Сосредоточение внимания на подмножестве возможностей означает, что окончательный выбор необязательно будет оптимальным, но такой подход позволяет нам контролировать сложность и неопределенность мира с помощью нашей ограниченной рациональности. Таким образом, Саймон утверждает, что, делая выбор, люди довольствуются минимумом, то есть ищут хорошие, а не лучшие решения, вопреки утверждению неоклассической теории {72} .
72
Некоторые неоклассические экономисты пытались вписать ограниченную рациональность в модель оптимизации. Например, они утверждают, что ограниченная рациональность просто означает, что мы должны видеть экономическое решение как «совместную оптимизацию» стоимости ресурсов (традиционная неоклассическая тема) и стоимости процесса принятия решений. Согласно другой распространенной интерпретации, люди оптимизируют процесс, выбирая лучшие правила принятия решений, вместо того чтобы делать правильный выбор в каждом отдельном случае. Обе эти интерпретации не имеют веса, потому что предполагают еще более нереальные уровни рациональности, чем в стандартной неоклассической модели. Каким образом люди, недостаточно рациональные для того, чтобы выбрать оптимальное решение на одном фронте (стоимость ресурсов), способны принять оптимальное решение для двух (стоимость ресурсов и стоимость принятия решения)? Как могут люди, которые недостаточно умны, чтобы принимать рациональные решения в отдельных случаях, создавать правила, позволяющие им принимать оптимальные решения в среднем?

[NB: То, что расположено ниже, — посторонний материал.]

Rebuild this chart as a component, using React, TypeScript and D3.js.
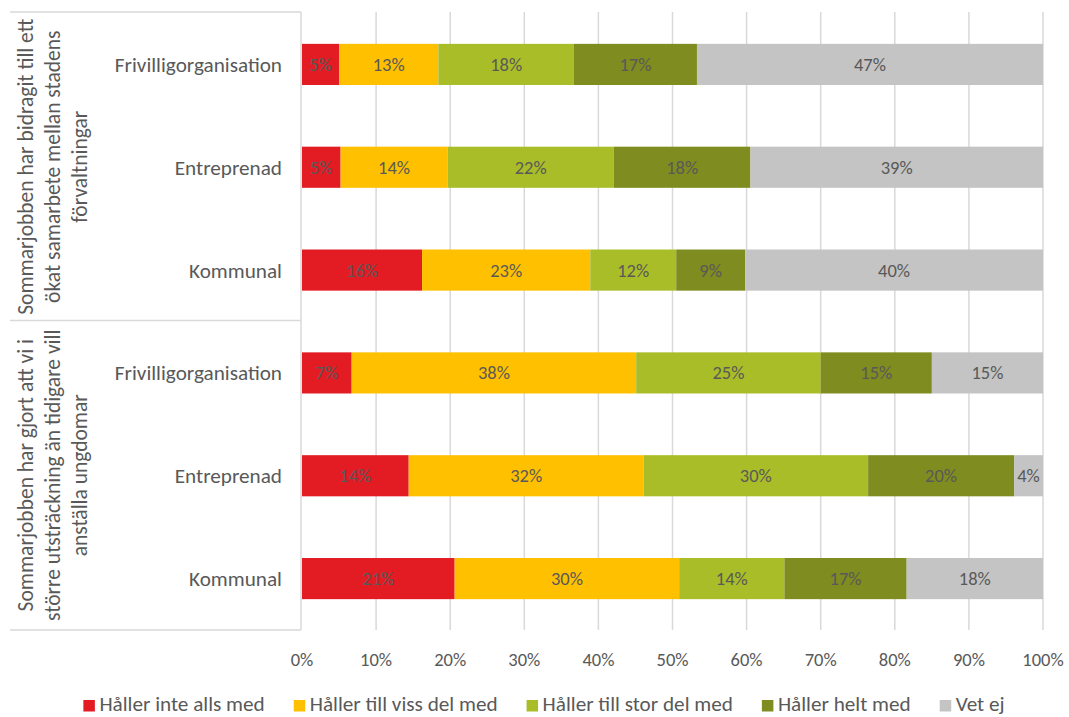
import React, { useEffect, useRef } from 'react'
import * as d3 from 'd3'

// svar per rad, i procent
const categories = ['Frivilligorganisation', 'Entreprenad', 'Kommunal']
const series = ['Håller inte alls med', 'Håller till viss del med', 'Håller till stor del med', 'Håller helt med', 'Vet ej']
const colors = ['#E31B23', '#FFC000', '#A9BD28', '#7F8C1F', '#C4C4C4']

const groups = [
  ['Sommarjobben har bidragit till ett', 'ökat samarbete mellan stadens', 'förvaltningar'],
  ['Sommarjobben har gjort att vi i', 'större utsträckning än tidigare vill', 'anställa ungdomar']
]

// grupp 1: samarbete mellan förvaltningar
const samarbete = [
  [5.0, 13.4, 18.3, 16.6, 46.7],
  [5.2, 14.4, 22.4, 18.4, 39.4],
  [16.2, 22.7, 11.6, 9.3, 40.2]
]
// grupp 2: anställa ungdomar
const anstalla = [
  [6.7, 38.4, 24.9, 15.0, 15.0],
  [14.4, 31.7, 30.3, 19.7, 3.9],
  [20.6, 30.3, 14.2, 16.5, 18.4]
]

const ticks = [0, 0.1, 0.2, 0.3, 0.4, 0.5, 0.6, 0.7, 0.8, 0.9, 1]

const FONT = 'Carlito, Calibri, Lato, sans-serif'
const GRAY = '#595959'
const GRID = '#D9D9D9'

export default function App () {
  const ref = useRef<SVGSVGElement>(null)

  useEffect(() => {
    const svg = d3.select(ref.current)
    svg.selectAll('*').remove()
    const width = 1069
    const height = 717
    const left = 302
    const right = 1043
    const top = 13
    const bottom = 630

    const rows: { key: string, cat: string, values: number[] }[] = []
    ;[samarbete, anstalla].forEach((g, gi) => {
      g.forEach((vals, i) => rows.push({ key: gi + '-' + i, cat: categories[i], values: vals }))
    })

    const x = d3.scaleLinear().domain([0, 1]).range([left, right])
    const y = d3.scaleBand().domain(rows.map(r => r.key)).range([top, bottom]).paddingInner(0.6).paddingOuter(0.3)

    svg.attr('width', width).attr('height', height).style('font-family', FONT)

    // gridlines
    svg.append('g').selectAll('line').data(ticks.slice(1)).enter().append('line')
      .attr('x1', d => x(d)).attr('x2', d => x(d))
      .attr('y1', top - 1).attr('y2', bottom)
      .attr('stroke', GRID).attr('stroke-width', 1.5)

    // vänster ram för grupperna
    const frame = svg.append('g').attr('stroke', GRID).attr('stroke-width', 1.5)
    frame.append('line').attr('x1', left - 1).attr('x2', left - 1).attr('y1', top - 1).attr('y2', bottom)
    const mid = (top + bottom) / 2 - 1
    ;[top - 1, mid, bottom].forEach(yy => {
      frame.append('line').attr('x1', 10).attr('x2', left - 1).attr('y1', yy).attr('y2', yy)
    })

    // staplar
    const stack = d3.stack<any, number>()
      .keys(d3.range(series.length))
      .value((d, k) => d.values[k] / d3.sum(d.values))
    const layers = stack(rows)

    layers.forEach((layer, si) => {
      const g = svg.append('g')
      g.selectAll('rect').data(layer).enter().append('rect')
        .attr('x', d => x(d[0]))
        .attr('width', d => x(d[1]) - x(d[0]))
        .attr('y', (d: any) => y(d.data.key) as number)
        .attr('height', y.bandwidth())
        .attr('fill', colors[si])
      g.selectAll('text').data(layer).enter().append('text')
        .attr('x', d => (x(d[0]) + x(d[1])) / 2)
        .attr('y', (d: any) => (y(d.data.key) as number) + y.bandwidth() / 2)
        .attr('dy', '0.35em')
        .attr('text-anchor', 'middle')
        .attr('font-size', 18.5)
        .attr('fill', GRAY)
        .text((d: any) => Math.round(d.data.values[si]) + '%')
    })

    // kategorier
    svg.append('g').selectAll('text').data(rows).enter().append('text')
      .attr('x', 282)
      .attr('y', d => (y(d.key) as number) + y.bandwidth() / 2)
      .attr('dy', '0.35em')
      .attr('text-anchor', 'end')
      .attr('font-size', 21.2)
      .attr('fill', GRAY)
      .text(d => d.cat)

    // gruppetiketter
    groups.forEach((lines, gi) => {
      const cy = gi === 0 ? (top + mid) / 2 : (mid + bottom) / 2
      lines.forEach((ln, li) => {
        const cx = 25.5 + li * 27
        svg.append('text')
          .attr('transform', 'translate(' + cx + ',' + cy + ') rotate(-90)')
          .attr('dy', '0.35em')
          .attr('text-anchor', 'middle')
          .attr('font-size', 21.5)
          .attr('fill', GRAY)
          .text(ln)
      })
    })

    // x-axel
    svg.append('g').selectAll('text').data(ticks).enter().append('text')
      .attr('x', d => x(d))
      .attr('y', 660)
      .attr('dy', '0.35em')
      .attr('text-anchor', 'middle')
      .attr('font-size', 18.5)
      .attr('fill', GRAY)
      .text(d => d3.format('.0%')(d))

    // legend
    const legend = svg.append('g')
    let cur = 0
    const gap = 29
    series.forEach((s, i) => {
      const item = legend.append('g').attr('transform', 'translate(' + cur + ',0)')
      item.append('rect').attr('x', 0).attr('y', 700).attr('width', 11.5).attr('height', 11.5).attr('fill', colors[i])
      const t = item.append('text')
        .attr('x', 16).attr('y', 711)
        .attr('font-size', 21.2).attr('fill', GRAY).text(s)
      const w = (t.node() as SVGTextElement).getComputedTextLength()
      cur += 16 + w + gap
    })
    const total = cur - gap
    legend.attr('transform', 'translate(' + (544 - total / 2) + ',0)')
  }, [])

  return (
    <div style={{ position: 'absolute', left: 0, top: 0 }}>
      <svg ref={ref} />
    </div>
  )
}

Рыночная экономика против организационной
Несмотря на то что в основе бихевиоризма лежит изучение принятия решений людьми, интересы данного направления простираются гораздо дальше. Согласно теории бихевиоризма, мы создаем упрощенные правила принятия решений, действительные на уровне не только отдельных индивидов, но и социальных групп, причем помогающие функционировать в сложных условиях, на основе ограниченной рациональности.
Для компенсации ограниченности нашей рациональности мы создаем организационные процедуры и социальные институты. Для индивида эти эвристики, то есть организационные и общественные правила, ограничивают свободу выбора, но упрощают принятие решений, потому что уменьшают сложность проблемы. Особенно подчеркивается тот факт, что благодаря этим правилам нам становится проще предсказать поведение других действующих лиц, следующих им и в соответствии с ними поступающих определенным образом. Данную точку зрения подчеркивала и австрийская школа, используя для этого несколько другой язык, – у нее речь шла о важности «традиции» в качестве основы для мотивов принятия решения.